Zeytin, çay, tütün ve fındık gibi tarım ürünleri ve balıkçılık Karadeniz Bölgesi’nin temel geçim kaynakları idi. Zamanın acımasız değirmeninde bu temel ürünlerimizi teker teker yok edip, gökteki yıldızlardan kaderimizi belirlemeleri için dilek tutmaya başladık. Hani gök taşı kaymaları sırasında bir dilek tutarız ya. Dünyaya ihraç ettiğimiz bu ürünlerin kadrini ne yazık ki hırs ve tamahkarlığımıza, iş bilmezliğimize ya da egoizmimize kurban eyledik. Söz konusu ürünlerde birer dünya markası durumunda iken şimdi bir çıkmaz döngüde preste sıkılıyoruz.

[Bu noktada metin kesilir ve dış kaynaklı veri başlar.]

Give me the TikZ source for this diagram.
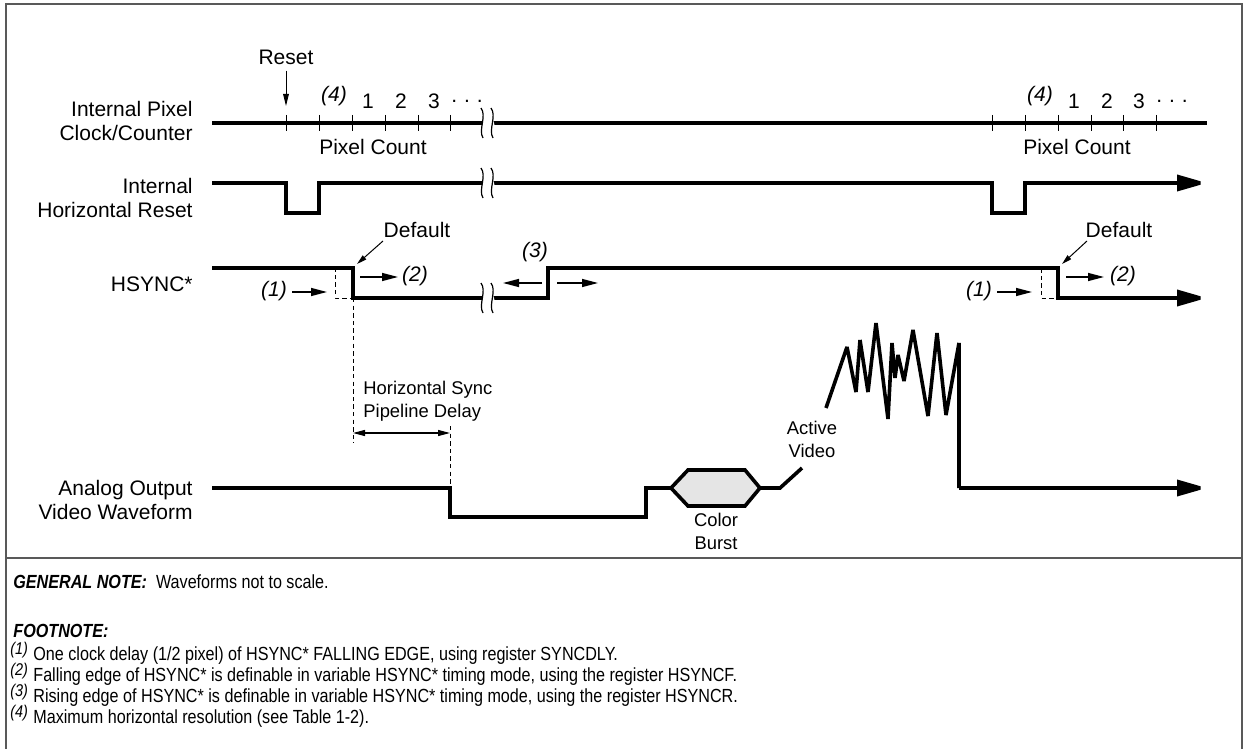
\documentclass[tikz,border=0pt]{standalone}
\usepackage{fontspec}
\setmainfont{Liberation Sans}
\newfontfamily\condfont[FakeStretch=0.85]{Liberation Sans}
\usetikzlibrary{arrows.meta}
\begin{document}
\begin{tikzpicture}[x=0.5pt,y=-0.5pt,
  sig/.style={line width=1.8pt, line join=miter, miter limit=3},
  sigarrow/.style={sig, -{Triangle[length=15pt,width=8pt]}},
  lbl/.style={font=\fontsize{10.5}{12}\selectfont, inner sep=0pt},
  sml/.style={font=\fontsize{9.2}{11.5}\selectfont, inner sep=0pt},
  ann/.style={line width=0.7pt, -{Triangle[length=8pt,width=4pt]}},
  thinarr/.style={line width=0.5pt, -{Triangle[length=5pt,width=2.6pt]}},
  tickmark/.style={line width=0.5pt},
  dsh/.style={line width=0.5pt, dash pattern=on 2.2pt off 1.6pt},
  note/.style={font=\condfont\fontsize{9.5}{11}\selectfont, inner sep=0pt, anchor=west, text height=6.5pt, text depth=1.2pt},
  fnum/.style={font=\condfont\itshape\fontsize{8.5}{10}\selectfont, inner sep=0pt, anchor=west, text height=6pt, text depth=1.2pt},
  frame/.style={draw=black!65, line width=0.7pt},
  brk/.pic={
    \fill[white] (-6,-15) .. controls (0,-7) and (-9,7) .. (-4,15) -- (7,15) .. controls (12,7) and (3,-7) .. (4,-15) -- cycle;
    \draw[line width=0.6pt] (-6,-15) .. controls (0,-7) and (-9,7) .. (-4,15);
    \draw[line width=0.6pt] (4,-15) .. controls (10,-7) and (1,7) .. (6,15);
  },
]
\useasboundingbox (0,0) rectangle (1244,749);
\fill[white] (0,0) rectangle (1244,749);
% frame
\draw[frame] (6,749) -- (6,4) -- (1242,4) -- (1242,749);
\draw[frame] (6,558) -- (1242,558);

% left labels
\node[lbl, anchor=east, align=right] (l1) at (193,121) {Internal Pixel\\Clock/Counter};
\node[lbl, anchor=east, align=right] (l2) at (193,198) {Internal\\Horizontal Reset};
\node[lbl, anchor=east] (l3) at (193,284) {HSYNC*};
\node[lbl, anchor=east, align=right] (l4) at (193,500) {Analog Output\\Video Waveform};

% ---- Internal Pixel Clock/Counter
\draw[sig] (212,123) -- (1207,123);
\foreach \x in {286,319,352,385,418,450,992,1025,1058,1091,1123,1156}
  \draw[tickmark] (\x,115) -- (\x,131);
\pic at (487,123) {brk};
\node[lbl] (reset) at (286,57) {Reset};
\coordinate (resettip) at (286,106);
\draw[line width=0.5pt, -{Triangle[length=6pt,width=2.8pt]}] (reset.south) ++(0,6) -- (resettip);
\node[lbl, font=\itshape\fontsize{10.5}{12}\selectfont] (c4a) at (334,96) {(4)};
\node[lbl] (c1a) at (368,101) {1};
\node[lbl] (c2a) at (401,101) {2};
\node[lbl] (c3a) at (434,101) {3};
\node[lbl] (cda) at (467,101) {.\,\,.\,\,.};
\node[lbl] (pca) at (373,147) {Pixel Count};
\node[lbl, font=\itshape\fontsize{10.5}{12}\selectfont] (c4b) at (1040,96) {(4)};
\node[lbl] (c1b) at (1074,101) {1};
\node[lbl] (c2b) at (1107,101) {2};
\node[lbl] (c3b) at (1139,101) {3};
\node[lbl] (cdb) at (1172,101) {.\,\,.\,\,.};
\node[lbl] (pcb) at (1077,147) {Pixel Count};

% ---- Internal Horizontal Reset
\draw[sigarrow] (212,183) -- (286,183) -- (286,213) -- (319,213) -- (319,183) -- (992,183) -- (992,213) -- (1025,213) -- (1025,183) -- (1207,183);
\pic at (487,183) {brk};

% ---- HSYNC*
\draw[dsh] (353,270) -- (335,270) -- (335,298) -- (353,298);
\draw[dsh] (1058,270) -- (1041,270) -- (1041,298) -- (1058,298);
\draw[dsh] (353,298) -- (353,443);
\draw[sigarrow] (212,268) -- (353,268) -- (353,298) -- (548,298) -- (548,268) -- (1058,268) -- (1058,298) -- (1207,298);
\pic at (487,298) {brk};

\node[lbl] (defa) at (417,230) {Default};
\coordinate (defatip) at (357,264);
\draw[thinarr] (383,241) -- (defatip);
\node[lbl, font=\itshape\fontsize{10.5}{12}\selectfont] (n2a) at (415,276) {(2)};
\coordinate (n2atip) at (398,277);
\draw[ann] (360,277) -- (n2atip);
\node[lbl, font=\itshape\fontsize{10.5}{12}\selectfont] (n1a) at (274,291) {(1)};
\coordinate (n1atip) at (327,292);
\draw[ann] (292,292) -- (n1atip);
\node[lbl, font=\itshape\fontsize{10.5}{12}\selectfont] (n3) at (535,252) {(3)};
\coordinate (n3l) at (503,283);
\coordinate (n3r) at (598,283);
\draw[ann] (542,283) -- (n3l);
\draw[ann] (557,283) -- (n3r);

\node[lbl] (defb) at (1119,230) {Default};
\coordinate (defbtip) at (1062,264);
\draw[thinarr] (1087,241) -- (defbtip);
\node[lbl, font=\itshape\fontsize{10.5}{12}\selectfont] (n2b) at (1123,276) {(2)};
\coordinate (n2btip) at (1104,277);
\draw[ann] (1066,277) -- (n2btip);
\node[lbl, font=\itshape\fontsize{10.5}{12}\selectfont] (n1b) at (979,291) {(1)};
\coordinate (n1btip) at (1032,292);
\draw[ann] (997,292) -- (n1btip);

% ---- Pipeline delay
\node[sml, anchor=west, align=left] (hsp) at (363,401) {Horizontal Sync\\Pipeline Delay};
\draw[dsh] (450,426) -- (450,488);
\coordinate (pdl) at (353,433);
\coordinate (pdr) at (450,433);
\draw[line width=0.6pt, {Triangle[length=6pt,width=3pt]}-{Triangle[length=6pt,width=3pt]}] (pdl) -- (pdr);

% ---- Analog output
\draw[sig] (212,488) -- (450,488) -- (450,517) -- (646,517) -- (646,488) -- (671,488);
\draw[sig, fill=black!10] (671,488) -- (688,470) -- (745,470) -- (760,488) -- (745,506) -- (688,506) -- cycle;
\draw[sig] (760,488) -- (780,488) -- (802,468);
\draw[sig] (826,408) -- (847,347) -- (856,392) -- (860,340) -- (868,392) -- (876,323) -- (888,419) -- (892,343) -- (895,378) -- (898,355) -- (904,381) -- (913,330) -- (928,416) -- (937,333) -- (946,415) -- (959,343) -- (959,488);
\draw[sigarrow] (959,488) -- (1207,488);
\node[sml, align=center] (av) at (812,439) {Active\\Video};
\node[sml, align=center] (cb) at (716,531) {Color\\Burst};

% ---- notes
\node[note] (gn) at (13,583) {\textbf{\textit{GENERAL NOTE:}}\ \ Waveforms not to scale.};
\node[note] (fn) at (13,632) {\textbf{\textit{FOOTNOTE:}}};
\node[fnum] (f1) at (10,650) {(1)};
\node[note] (t1) at (33,655) {One clock delay (1/2 pixel) of HSYNC* FALLING EDGE, using register SYNCDLY.};
\node[fnum] (f2) at (10,671) {(2)};
\node[note] (t2) at (33,676) {Falling edge of HSYNC* is definable in variable HSYNC* timing mode, using the register HSYNCF.};
\node[fnum] (f3) at (10,692) {(3)};
\node[note] (t3) at (33,697) {Rising edge of HSYNC* is definable in variable HSYNC* timing mode, using the register HSYNCR.};
\node[fnum] (f4) at (10,713) {(4)};
\node[note] (t4) at (33,718) {Maximum horizontal resolution (see Table 1-2).};
\end{tikzpicture}
\end{document}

Dünyaca meşhur tütün ve zeytin ürünleri ortadan kalktı, Bulgaristan’dan sonra dünya tütün piyasasının bir kısmını elimizde tutarken, şimdi Bulgaristan’dan tütün ve tütün ürünleri ithal ediyoruz. Çay da ithal ürünler arasındaki yerini çoktan aldı bile. Van Gölü’ne taka taşıyarak balıkçılık yapmaya çalışıyoruz. Geldiğimiz noktada hatalı tarım programlarıyla son birkaç yıldır da Azerbaycan ve Gürcistan’dan fındık ithal ediyoruz.

Yöremizde olağan üstü durumlar karşısında ya dilek tutar, tükürürüz, ya da şerden korunması için dilek tutmanın yanında kalıplaşmış olarak “başına bir şey gelecek” denir. Hayra alamet olmayan bu durum karşısında bizi kedere sürüklemese de endişe girdabına girmemize yeter bile.  Bölgedeki genel gözlemlerime göre semt semt olmakla beraber bu yıl fındık rekoltesinin iyi olduğuna tanık olduk. Hasat mevsimi yaklaşırken iklim şartları fındık üreticisi için endişe yaratmaya başladı.

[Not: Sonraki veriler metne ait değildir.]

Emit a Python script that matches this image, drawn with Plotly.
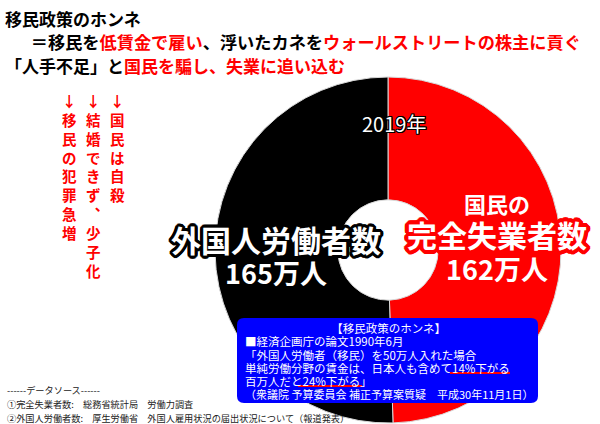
import plotly.graph_objects as go

W, H = 600, 424
FONT = "Noto Sans CJK JP"

# ---------------- data ----------------
# slice order: 完全失業者数 (right half), 外国人労働者数 (left half)
labels = ["完全失業者数", "外国人労働者数"]
values = [162, 165]          # 万人 (2019年)
slice_colors = ["#ff0000", "#000000"]
value_labels = ["162万人", "165万人"]
year_label = "2019年"

title_line1 = [("移民政策のホンネ", "#000")]
title_line2 = [("\u3000\u2002＝移民を", "#000"), ("低賃金で雇い", "#ff0000"), ("、浮いたカネを", "#000"),
               ("ウォールストリートの株主に貢ぐ", "#ff0000")]
title_line3 = [("「人手不足」と", "#000"), ("国民を騙し、失業に追い込む", "#ff0000")]

side_columns = ["↓国民は自殺", "↓結婚できず︑少子化", "↓移民の犯罪急増"]

box_title = "【移民政策のホンネ】"
box_lines = ["■経済企画庁の論文1990年6月",
             "「外国人労働者（移民）を50万人入れた場合",
             "単純労働分野の賃金は、日本人も含めて14%下がる",
             "百万人だと24%下がる」",
             "（衆議院 予算委員会 補正予算案質疑　平成30年11月1日）"]

source_lines = ["------データソース------",
                "①完全失業者数:　総務省統計局　労働力調査",
                "②外国人労働者数:　厚生労働省　外国人雇用状況の届出状況について（報道発表）"]


def px(x):
    return x / W


def py(y):
    return 1 - y / H


def outline(color, r):
    offs = []
    for dx in range(-r, r + 1):
        for dy in range(-r, r + 1):
            if (dx or dy) and dx * dx + dy * dy <= r * r + 1:
                offs.append(f"{dx}px {dy}px 0 {color}")
    return ", ".join(offs)


def span(text, size, color=None):
    st = f"font-size:{size}px"
    if color:
        st += f";color:{color}"
    return f"<span style='{st}'>{text}</span>"


def colored(parts, size):
    return "".join(span(t, size, c) for t, c in parts)


annotations = []


def ann(text, x, y, size, color="#000", xanchor="left", yanchor="middle", weight="normal",
        shadow="none", align="left"):
    annotations.append(dict(text=text, x=px(x), y=py(y), xref="paper", yref="paper",
                            xanchor=xanchor, yanchor=yanchor, showarrow=False, align=align,
                            font=dict(family=FONT, size=size, color=color, weight=weight, shadow=shadow)))


fig = go.Figure()

# donut
cx, cy, R = 388, 250, 173
fig.add_trace(go.Pie(
    labels=labels, values=values, sort=False, direction="clockwise", rotation=0,
    hole=0.29, marker=dict(colors=slice_colors, line=dict(color="#d8d8d8", width=1)),
    textinfo="none", hoverinfo="skip", showlegend=False,
    domain=dict(x=[px(cx - R), px(cx + R)], y=[py(cy + R), py(cy - R)]),
))

# title block (3 lines, 23.4 px apart)
title_text = "<br>".join([colored(title_line1, 17), colored(title_line2, 17.2), colored(title_line3, 17)])
ann(title_text, 3, 42, 18, weight="bold")

# vertical red columns (one character per line)
col_x = [117, 93, 69]
for text, x in zip(side_columns, col_x):
    ann("<br>".join(text), x, 88, 14.5, color="#ff0000", xanchor="center", yanchor="top",
        weight="bold", align="center")

# donut labels
ann(year_label, 394, 123, 20, color="#fff", xanchor="center", shadow=outline("#000", 1))
ann(span(labels[1], 30) + "<br>" + span(value_labels[1], 27), 276, 254, 24.6,
    color="#fff", xanchor="center", weight="bold", shadow=outline("#000", 3), align="center")
ann(span("国民の", 22) + "<br>" + span(labels[0], 30) + "<br>" + span(value_labels[0], 27), 497, 237, 25.8,
    color="#fff", xanchor="center", weight="bold", shadow=outline("#ff0000", 4), align="center")

# blue box
bx0, by0, bx1, by1, r = 237, 318, 538, 403, 7
path = (f"M {px(bx0 + r)} {py(by0)} L {px(bx1 - r)} {py(by0)} Q {px(bx1)} {py(by0)} {px(bx1)} {py(by0 + r)} "
        f"L {px(bx1)} {py(by1 - r)} Q {px(bx1)} {py(by1)} {px(bx1 - r)} {py(by1)} "
        f"L {px(bx0 + r)} {py(by1)} Q {px(bx0)} {py(by1)} {px(bx0)} {py(by1 - r)} "
        f"L {px(bx0)} {py(by0 + r)} Q {px(bx0)} {py(by0)} {px(bx0 + r)} {py(by0)} Z")
shapes = [dict(type="path", path=path, xref="paper", yref="paper", fillcolor="#0000ff",
               line=dict(width=0), layer="above")]

box_rows = [span("\u3000" * 7 + "\u2002" + box_title, 11.5)]
box_rows += [span(line, 11.5 if i < 3 else 11.5) for i, line in enumerate(box_lines[:4])]
box_rows += [span(box_lines[4], 11)]
ann("<br>".join(box_rows), 243, 360.5, 10.23, color="#fff")

# red underlines
for x0, x1, y in [(450, 510, 373), (298, 362, 386)]:
    shapes.append(dict(type="line", xref="paper", yref="paper", x0=px(x0), x1=px(x1), y0=py(y), y1=py(y),
                       line=dict(color="#ff0000", width=2), layer="above"))

# data sources
for i, line in enumerate(source_lines):
    ann(line, 5, 390 + i * 14, 9.2, color="#222")

fig.update_layout(width=W, height=H, autosize=False, margin=dict(l=0, r=0, t=0, b=0),
                  paper_bgcolor="#fff", plot_bgcolor="#fff",
                  annotations=annotations, shapes=shapes)

fig.write_html("out.html", config={"displayModeBar": False},
               post_script="document.body.style.margin='0';document.body.style.overflow='hidden';")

Uzun zamandır mevsimlerin kurak gitmesi nedeniyle başta tarım ürünleri ve hayvancılık sektörü sıkıntı yaşamaktadır. İyice bunaltan sıcaklıklar nedeniyle tarım ürünlerimiz adeta bahçelerde kavruluyor. Bu da tarım ürünlerinden kaliteli bir şekilde yararlanılamayacağı anlamına geliyor. Fındıklar erginleşmeye başladıkları şu mevsimde susuzluktan haşlanmaya başladı bile. Bu da fındığa bel bağlayan 440 bin fındık üreticisini ciddi bir hüsran beklediği anlamına geliyor. Belki ciddi bir fiyat belirlemesi ile bu mağduriyet bir nebze önlenebilir. Nitekim şimdiden fındık baş fiyat belirleme tartışmaları başladı bile. Fındık üreticisi tüccara mahkûm edilmemelidir. Yoksa tüm heyecanlı bekleyişin yerini derin bir hüzün alacaktır. Kontrolsüz hasadın yıllarca nelere mal olduğunun hele de farkında değiliz. Farkına varmak gibi bir niyetimiz de yok. Çünkü köylü halen fındık destekleme paketi altında devletten koparacağı paranın peşinde. Devlet parayı veriyor da tarımdaki katkısını denetlemiyor. Verilen destekleme paraları afana para olarak harcanıyor. Kısacası vatandaş devletten aldığı tarımsal destek parasını tarımda kullanmıyor. Yine de baykuş misali uğursuz ifadeler kullanmadan hayırlara vesile olsun diyelim.